Navigating a complex system
“The VA told me, ‘we don't have space for you, we [only] just started dealing with the Vietnam veterans.’”
Caregivers often find it difficult to locate or access the help they need, and in the early stages of their journey, they don’t always know how to connect with local resources and support that could make their lives easier. Many caregivers also struggle to understand eligibility requirements during the application process for caregiver support programs, only to receive a short letter in the mail stating that they did not qualify.
Lack of Support
“The civilian world doesn't get it. They don't understand where we're coming from, and I'd rather have someone who knows what I'm going through to open up with.”
Being the caregiver of a Veteran is a unique experience, with complexities that can best be understood by a fellow caregiver. As a result, many caregivers do not rely on formal networks to meet their needs. Rather, social media and online forums are connecting caregivers and providing emotional support and provide this group with the connection and support they need, in the most efficient way possible.
“I was teaching psychology at a local college. That was my ‘me time.’ That was my get-away, escape time. And I had to cut back … I had to give that up for his care.”

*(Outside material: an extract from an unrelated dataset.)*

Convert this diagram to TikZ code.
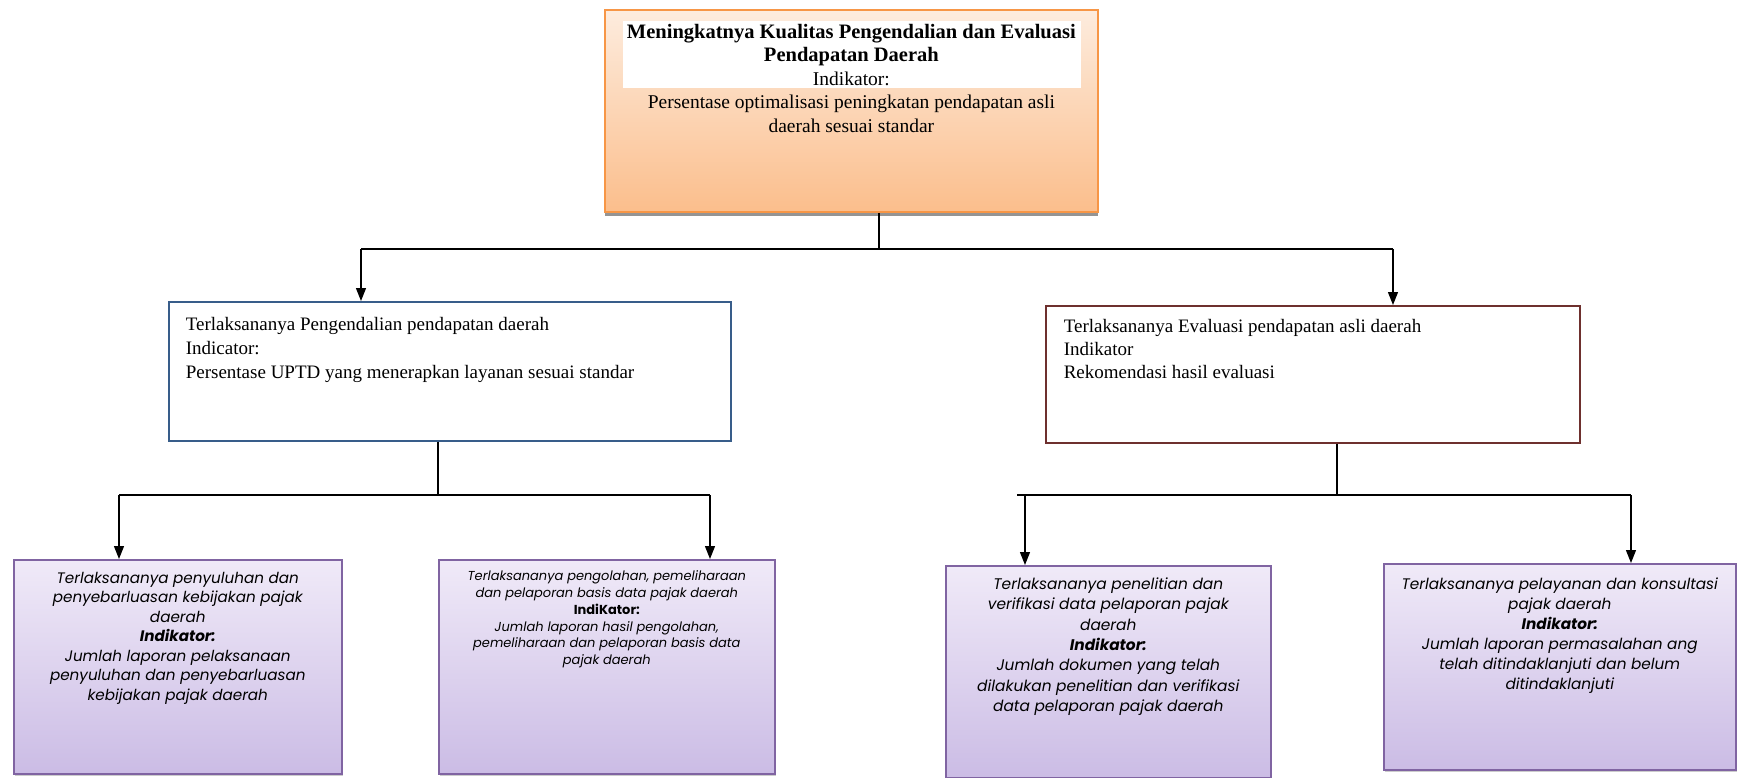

Finding ways to de-stress and maintain peace of mind can be challenging, especially when many caregivers have way too much on their plates. They are often managing upcoming healthcare appointments for their Veteran, assisting their Veteran with simple daily activities like eating or using the bathroom, and caring for school-aged children.
The challenges that caregivers face are both real and personal. Various parts of the interview process forced us to take a step back and take a moment to fully digest the emotional heaviness of the interviews. But these insights have made us incredibly eager to brainstorm innovative ways to transform the lives of caregivers for the better.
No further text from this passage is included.